News

Zelle Westfall Makes People "Insanely Beautiful"
Posted 03/29/2018 03:00PM

by Mimi Norton/Lion Staff

 

A man hovers in the clouds; a woman’s torso has turned to purple smoke; and Shawn Dinwiddie sits in a shopping cart. By now, most Instagram-savvy Lovett high schoolers are familiar with junior Zelle Westfall’s photography account, @serenekween. Scrolling through, you might find it hard to believe that these striking portraits were taken by a seventeen-year-old student. With more than 8,000 followers, her photos, often surreal, have earned her a fan base extending far beyond these halls.


Her account features jaw-dropping pictures of people, mainly ones she takes in her at-home studio. Each photo strives to represent her subject’s aesthetic with a variety of color blocks and props in unconventional ways. For instance, in one of her photos, she painted an intricate galaxy on the side of her subjects’ face. In another photo, a girl is sitting, holding a sparkly wine glass to her lips, and wearing a knee-length leopard print fur coat with a large cat on her lap.


In one of my personal favorite photos of hers, the subject is holding up a disco ball, looking into it as they would a mirror, and the side of their face is covered in small, square mirrors as if they themselves are a disco ball.


Being a photographer myself, I was thrilled to have the opportunity to chat with Zelle about the inspiration behind these photographs. I began by asking her how she managed to turn this hobby of hers into a full-scale business, where she gets commissions almost every weekend.


Zelle told me that in Middle School, on a trip to the beach, she picked up her mom’s camera and took some “cliché, desktop-background-esque photos of sunsets and birds on the beach and things like that.” When Zelle showed her mom, she told her that if she wanted to be serious about photography, she had to get more creative. Evidently, she took that to heart.


Last summer, she had her first gallery show and she sold a few of her prints for the first time. This past December, however, she devoted more of her time to doing shoots with people, instead of making prints, because “no one wants to buy a print of a person they don’t know and put it in their house, haha,” she added.


“I’ve worked really hard, and with the money I’ve made from photo shoots, I’ve been able to buy all of my own equipment, pay for my own studio, and buy lenses for myself,” Zelle said. “I’m a working woman! And I’m proud of that,” she added.


She described a typical photoshoot: her friends/models/clients come over and get to be as over-the-top as they want. Often they use glitter, confetti, fur coats, lots of color. Zelle encourages them to “be dramatic! There’s no judgement, just whatever makes them feel fun and confident.”


I asked if people contact her, or if she reaches out to others, and she said it varies. Sometimes she’ll have an idea and know exactly who she wants for the image, but other times people will let her know they want to do a shoot and they’ll come with some ideas in mind.

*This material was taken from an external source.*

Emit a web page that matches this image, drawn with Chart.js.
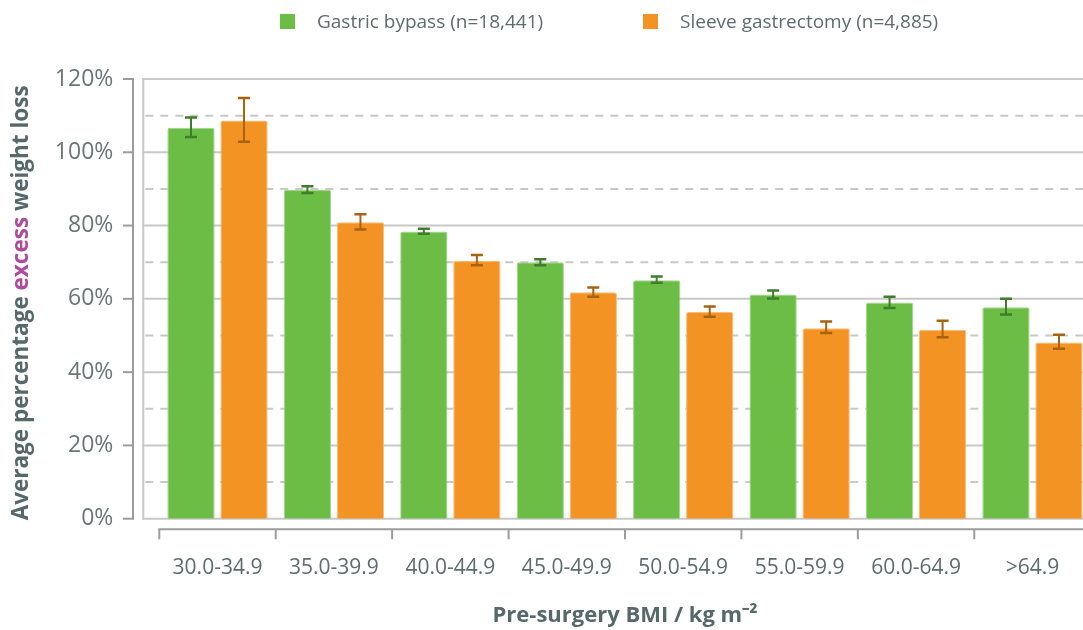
<!DOCTYPE html>
<html><head><meta charset="utf-8">
<script src="https://cdn.jsdelivr.net/npm/chart.js@4.4.1/dist/chart.umd.min.js"></script>
<style>
html,body{margin:0;padding:0;background:#fff;overflow:hidden;width:1083px;height:630px;}
#wrap{position:relative;width:1100px;height:630px;}
#legend{position:absolute;top:0;left:0;width:1083px;height:40px;font-family:'Open Sans',sans-serif;font-size:19px;color:#5f6b6d;}
.item{position:absolute;top:8px;height:26px;display:flex;align-items:center;white-space:nowrap;}
.sw{width:15px;height:15px;margin-right:22px;flex:none;}
</style></head>
<body><div id="wrap"><canvas id="c" width="1100" height="630"></canvas><div id="legend"></div></div>
<script>
// ---- data ----
const categories = ['30.0-34.9','35.0-39.9','40.0-44.9','45.0-49.9','50.0-54.9','55.0-59.9','60.0-64.9','>64.9'];
const seriesNames = ['Gastric bypass (n=18,441)','Sleeve gastrectomy (n=4,885)'];
const gastricBypass = [106.7, 89.8, 78.4, 70.0, 65.1, 61.2, 59.0, 57.7];
const gastricLow    = [104.2, 88.9, 77.8, 69.2, 64.4, 60.1, 57.5, 55.7];
const gastricHigh   = [109.5, 90.7, 79.1, 70.8, 66.1, 62.3, 60.6, 60.0];
const sleeve        = [108.7, 80.9, 70.4, 61.8, 56.4, 52.0, 51.6, 48.1];
const sleeveLow     = [102.9, 78.9, 69.2, 60.6, 55.1, 50.7, 49.5, 46.4];
const sleeveHigh    = [114.8, 83.1, 72.0, 63.1, 57.9, 53.8, 54.0, 50.2];
const yTickValues = [0, 20, 40, 60, 80, 100, 120];
const yTitleParts = ['Average percentage ', 'excess', ' weight loss'];
const xTitle = 'Pre-surgery BMI / kg m\u207B\u00B2';

// ---- styles ----
const COLORS = ['#6cbd45', '#f39323'];
const EDGE = ['#a4d68a', '#f7bd7a'];
const ERR = ['#3f7c2c', '#a9620f'];
const TEXT = '#5f6c6e';
const TITLE = '#56686a';
const MAGENTA = '#b04a9c';
const GRID = '#c8c8c8';
const AXIS = '#9c9c9c';
const FONT = "'Open Sans', sans-serif";

// legend (HTML)
const legendEl = document.getElementById('legend');
const legendLeft = [280, 643];
seriesNames.forEach((n, i) => {
  const d = document.createElement('div');
  d.className = 'item';
  d.style.left = legendLeft[i] + 'px';
  const s = document.createElement('span');
  s.className = 'sw'; s.style.background = COLORS[i];
  const t = document.createElement('span'); t.textContent = n;
  d.appendChild(s); d.appendChild(t);
  legendEl.appendChild(d);
});

const FRAME_GAP = 16, YAXIS_GAP = 26.3, XAXIS_GAP = 10.6, TICK = 10, CAP = 6;

const framePlugin = {
  id: 'frame',
  beforeDatasetsDraw(chart) {
    const {ctx, chartArea: ca, scales: {y}} = chart;
    const left = ca.left - FRAME_GAP, right = chart.width;
    ctx.save();
    ctx.lineWidth = 2;
    ctx.strokeStyle = GRID;
    ctx.setLineDash([8, 7]);
    for (let i = 0; i < yTickValues.length - 1; i++) {
      const v = (yTickValues[i] + yTickValues[i + 1]) / 2;
      const py = y.getPixelForValue(v);
      ctx.beginPath(); ctx.moveTo(left + 2, py); ctx.lineTo(right, py); ctx.stroke();
    }
    ctx.setLineDash([]);
    yTickValues.forEach(v => {
      const py = y.getPixelForValue(v);
      ctx.beginPath(); ctx.moveTo(left - 1, py); ctx.lineTo(right, py); ctx.stroke();
    });
    const top = y.getPixelForValue(yTickValues[yTickValues.length - 1]);
    const bot = y.getPixelForValue(0);
    ctx.beginPath(); ctx.moveTo(left, top - 1); ctx.lineTo(left, bot + 1); ctx.stroke();
    ctx.restore();
  },
  afterDraw(chart) {
    const {ctx, chartArea: ca, scales: {x, y}} = chart;
    ctx.save();
    ctx.strokeStyle = AXIS; ctx.lineWidth = 2;
    const ax = ca.left - YAXIS_GAP;
    const top = y.getPixelForValue(yTickValues[yTickValues.length - 1]);
    const bot = y.getPixelForValue(0);
    ctx.beginPath(); ctx.moveTo(ax, top - 1); ctx.lineTo(ax, bot + 1); ctx.stroke();
    yTickValues.forEach(v => {
      const py = y.getPixelForValue(v);
      ctx.beginPath(); ctx.moveTo(ax - TICK, py); ctx.lineTo(ax, py); ctx.stroke();
    });
    const ay = ca.bottom + XAXIS_GAP;
    const half = (x.getPixelForValue(1) - x.getPixelForValue(0)) / 2;
    const first = x.getPixelForValue(0) - half;
    ctx.beginPath(); ctx.moveTo(first - 1, ay); ctx.lineTo(chart.width, ay); ctx.stroke();
    categories.forEach((c, i) => {
      const px = x.getPixelForValue(i) - half;
      ctx.beginPath(); ctx.moveTo(px, ay); ctx.lineTo(px, ay + TICK); ctx.stroke();
    });
    // y title (multi-colour)
    ctx.font = "bold 22.5px " + FONT;
    ctx.textBaseline = 'alphabetic';
    ctx.textAlign = 'left';
    const widths = yTitleParts.map(p => ctx.measureText(p).width);
    const total = widths.reduce((a, b) => a + b, 0);
    const cy = (ca.top + ca.bottom) / 2 + 4;
    ctx.translate(28, cy);
    ctx.rotate(-Math.PI / 2);
    let cx = -total / 2;
    yTitleParts.forEach((p, i) => {
      ctx.fillStyle = i === 1 ? MAGENTA : TITLE;
      ctx.fillText(p, cx, 0);
      cx += widths[i];
    });
    ctx.restore();
  }
};

const errorPlugin = {
  id: 'errbars',
  afterDatasetsDraw(chart) {
    const {ctx, scales: {y}} = chart;
    const lows = [gastricLow, sleeveLow], highs = [gastricHigh, sleeveHigh];
    ctx.save();
    chart.data.datasets.forEach((ds, di) => {
      const meta = chart.getDatasetMeta(di);
      ctx.strokeStyle = ERR[di];
      meta.data.forEach((bar, j) => {
        const yl = y.getPixelForValue(lows[di][j]);
        const yh = y.getPixelForValue(highs[di][j]);
        ctx.lineWidth = 2;
        ctx.beginPath(); ctx.moveTo(bar.x, yl); ctx.lineTo(bar.x, yh); ctx.stroke();
        ctx.lineWidth = 2.5;
        ctx.beginPath();
        ctx.moveTo(bar.x - CAP, yl); ctx.lineTo(bar.x + CAP, yl);
        ctx.moveTo(bar.x - CAP, yh); ctx.lineTo(bar.x + CAP, yh);
        ctx.stroke();
      });
    });
    ctx.restore();
  }
};

new Chart(document.getElementById('c'), {
  type: 'bar',
  data: {
    labels: categories,
    datasets: [
      {label: seriesNames[0], data: gastricBypass, backgroundColor: COLORS[0], borderColor: EDGE[0], borderWidth: 1, borderRadius: 2},
      {label: seriesNames[1], data: sleeve, backgroundColor: COLORS[1], borderColor: EDGE[1], borderWidth: 1, borderRadius: 2}
    ]
  },
  options: {
    responsive: false,
    animation: false,
    layout: {padding: {left: 54.3, right: 9.3, top: 79, bottom: 0}},
    datasets: {bar: {barPercentage: 0.892, categoryPercentage: 0.911}},
    plugins: {legend: {display: false}, tooltip: {enabled: false}},
    scales: {
      x: {
        type: 'category', offset: true,
        grid: {display: false, drawTicks: false}, border: {display: false},
        ticks: {font: {family: FONT, size: 21}, color: TEXT, padding: 37, maxRotation: 0, autoSkip: false},
        title: {display: true, text: xTitle, font: {family: FONT, size: 22, weight: 'bold'}, color: TITLE, padding: {top: 0, bottom: 1}},
        afterFit(s) { s.height = 111.3; }
      },
      y: {
        min: 0, max: 120,
        grid: {display: false, drawTicks: false}, border: {display: false},
        ticks: {stepSize: 20, callback: v => v + '%', font: {family: FONT, size: 23}, color: '#6a7677', padding: 46},
        afterFit(s) { s.width = 105; }
      }
    }
  },
  plugins: [framePlugin, errorPlugin]
});
</script>
</body></html>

Zelle has plenty of props in her studio, but sometimes people bring their own objects to represent themselves. “Usually, people might bring a guitar if they play, or cool shoes, or their favorite jacket, things like that,” she said, “It’s fun to play with their personalities and the items they bring.”


The shoots she enjoys most are when the subject gives her creative liberty. During these photo-shoots, she gets to meet them, “figure out their vibes, what aesthetic matches their energy, and build a whole style around their personality.”


She definitely loves the creative aspect the most. Recently, some arts and crafts suppliers have been sending her props to use. She photographs their products, sends the photos back to the company so they can use the photos for advertising, and in exchange, she gets to keep the props.


For instance, in one shoot, Zelle taped a dozen butterflies on a girl’s face and around her hair, and they looked so real. She later explained the butterflies were sent to her, so she used them in her photos and now has an entire drawer full of them.


I told her I did a double-take when I saw the photo with the butterflies, and Zelle responded, “I really enjoy photos that make people confused. A lot of my photos don’t make sense, and that’s kind of what I love about art - it doesn’t really need to make a lot of sense.” She added that if she finds a concept or color scheme that she loves, she’ll just go with it.


I asked her about her favorite shoot she’s ever done, and she said it was actually the very first time someone reached out to her and paid her. “She was this beautiful woman with this skin condition vitiligo on her legs and stomach, so there are patches of lighter skin in those places. She told me she’s always covered them up and worn pants, but after our photoshoot, she told me I was the first photographer who didn’t edit out those patches or cover them up. Then she thanked me for helping her to love herself,” Zelle said.


For Zelle, that’s the goal: “to show people how insanely beautiful people are.” she said. “That’s why I love my job, I get paid to do art with beautiful people. It’s amazing! People are so stunning.”